Fans discovered an old personal website Pat had set up prior to the big breakthrough with Dreamwave. In retrospect, many of the quotes and graphics featured on the site would prove to be either hilariously ironic or frighteningly prophetic, such as a promotional image depicting Pat, his brother Roger and then-Dreamwave exec Alvin Lee walking away from a nuclear explosion (see Image:Dreamwave.jpg); or a header graphic that features his name, "Patrick Lee", replaced by random Katakana characters (ミチヤメノテヒ フナナ), which read "Michiyamenotehi Funana". Soon, this would become his new nickname among fans, used exclusively in a mocking manner.

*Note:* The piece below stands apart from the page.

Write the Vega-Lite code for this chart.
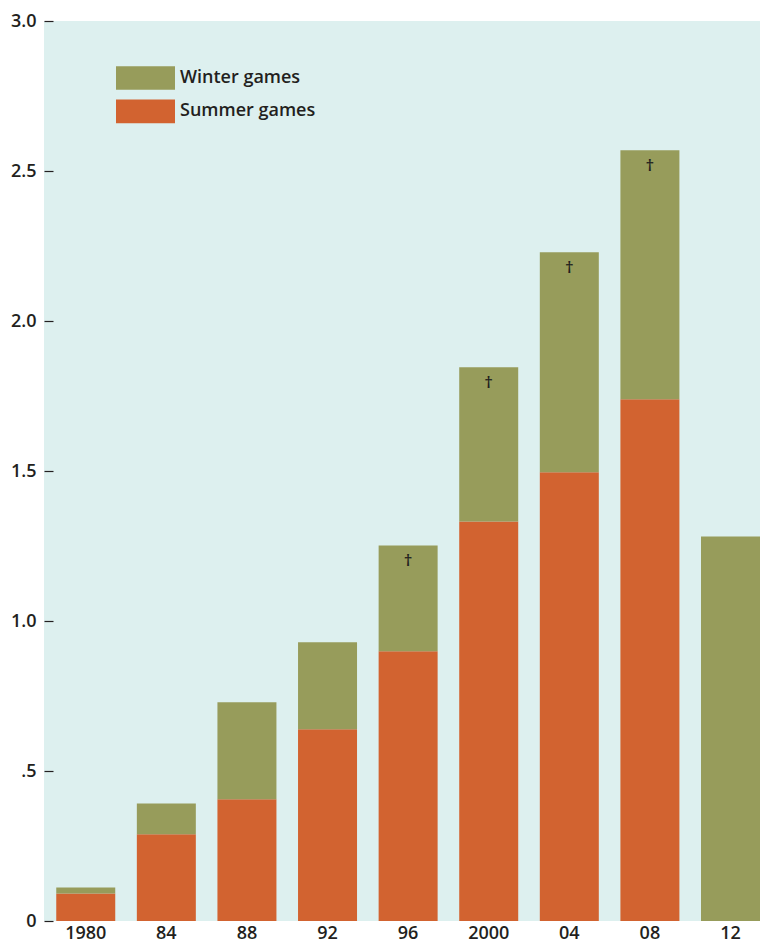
{
  "$schema": "https://vega.github.io/schema/vega-lite/v6.json",
  "autosize": "none",
  "width": 716,
  "height": 900,
  "padding": {"left": 44, "top": 21, "right": 0, "bottom": 23},
  "background": "white",
  "config": {
    "view": {"fill": "#ddf0ef", "stroke": null},
    "font": "Open Sans",
    "axis": {"labelFont": "Open Sans", "labelFontWeight": 600, "labelColor": "#231f20", "titleFont": "Open Sans"},
    "legend": {"labelFont": "Open Sans"}
  },
  "datasets": {
    "bars": [
      {"year": "1980", "series": "Summer games", "ord": 0, "value": 0.092},
      {"year": "1980", "series": "Winter games", "ord": 1, "value": 0.020},
      {"year": "84", "series": "Summer games", "ord": 0, "value": 0.289},
      {"year": "84", "series": "Winter games", "ord": 1, "value": 0.103},
      {"year": "88", "series": "Summer games", "ord": 0, "value": 0.406},
      {"year": "88", "series": "Winter games", "ord": 1, "value": 0.323},
      {"year": "92", "series": "Summer games", "ord": 0, "value": 0.639},
      {"year": "92", "series": "Winter games", "ord": 1, "value": 0.290},
      {"year": "96", "series": "Summer games", "ord": 0, "value": 0.899},
      {"year": "96", "series": "Winter games", "ord": 1, "value": 0.353},
      {"year": "2000", "series": "Summer games", "ord": 0, "value": 1.332},
      {"year": "2000", "series": "Winter games", "ord": 1, "value": 0.514},
      {"year": "04", "series": "Summer games", "ord": 0, "value": 1.496},
      {"year": "04", "series": "Winter games", "ord": 1, "value": 0.733},
      {"year": "08", "series": "Summer games", "ord": 0, "value": 1.739},
      {"year": "08", "series": "Winter games", "ord": 1, "value": 0.830},
      {"year": "12", "series": "Winter games", "ord": 1, "value": 1.282}
    ],
    "notes": [
      {"year": "96", "total": 1.252, "note": "†"},
      {"year": "2000", "total": 1.846, "note": "†"},
      {"year": "04", "total": 2.229, "note": "†"},
      {"year": "08", "total": 2.569, "note": "†"}
    ]
  },
  "layer": [
    {
      "data": {"name": "bars"},
      "mark": {"type": "bar"},
      "encoding": {
        "x": {
          "field": "year", "type": "ordinal", "sort": null,
          "scale": {"domain": ["1980","84","88","92","96","2000","04","08","12"], "paddingInner": 0.268, "paddingOuter": 0.076, "align": 1},
          "axis": {"title": null, "ticks": false, "domain": false, "labelAngle": 0, "labelFontSize": 18, "labelPadding": 3}
        },
        "y": {
          "field": "value", "type": "quantitative", "stack": "zero",
          "scale": {"domain": [0, 3], "nice": false},
          "axis": {
            "title": null, "grid": false, "domain": false,
            "values": [0, 0.5, 1, 1.5, 2, 2.5, 3],
            "tickSize": 9, "tickColor": "#231f20", "tickWidth": 1.2,
            "offset": -9, "labelPadding": 8, "labelFontSize": 18,
            "labelExpr": "datum.value == 0 ? '0' : datum.value == 0.5 ? '.5' : format(datum.value, '.1f')"
          }
        },
        "color": {
          "field": "series", "type": "nominal",
          "scale": {"domain": ["Winter games", "Summer games"], "range": ["#979c5b", "#d26330"]},
          "legend": {
            "title": null, "orient": "none", "legendX": 72, "legendY": 47,
            "symbolType": "M-1,-1.18H4.9V1.18H-1Z", "symbolSize": 400,
            "symbolStrokeWidth": 0, "symbolOpacity": 1,
            "rowPadding": 9.4, "labelOffset": 44,
            "labelFontSize": 18, "labelFontWeight": 600, "labelColor": "#231f20"
          }
        },
        "order": {"field": "ord", "type": "quantitative"}
      }
    },
    {
      "data": {"name": "notes"},
      "mark": {"type": "text", "dy": 16, "baseline": "middle", "fontSize": 17, "fontWeight": 600, "color": "#231f20"},
      "encoding": {
        "x": {"field": "year", "type": "ordinal", "sort": null},
        "y": {"field": "total", "type": "quantitative"},
        "text": {"field": "note"}
      }
    }
  ]
}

After the launch of Dream Engine, Lee's resume at the company's website claimed that he was responsible for relaunching "X-Men, Batman and more", thereby implying that those franchises had long lingered in a near-dead state until Superstar Funana blessed them with his divine reanimating powers.
All of the above is absolutely true. We're not kidding.
Memorable quotes by and about Pat Lee
"It is a mistake to suppose that men succeed through success; they much oftener succeed through failures."
"First of all... Can I just say how nasty it is when the cab driver farts and doesn't roll down the window?? Geez... What's wrong with these guys - I mean, what do they eat? I was so grossed out I had to roll down the left AND right window just so he knew for sure I was pissed!."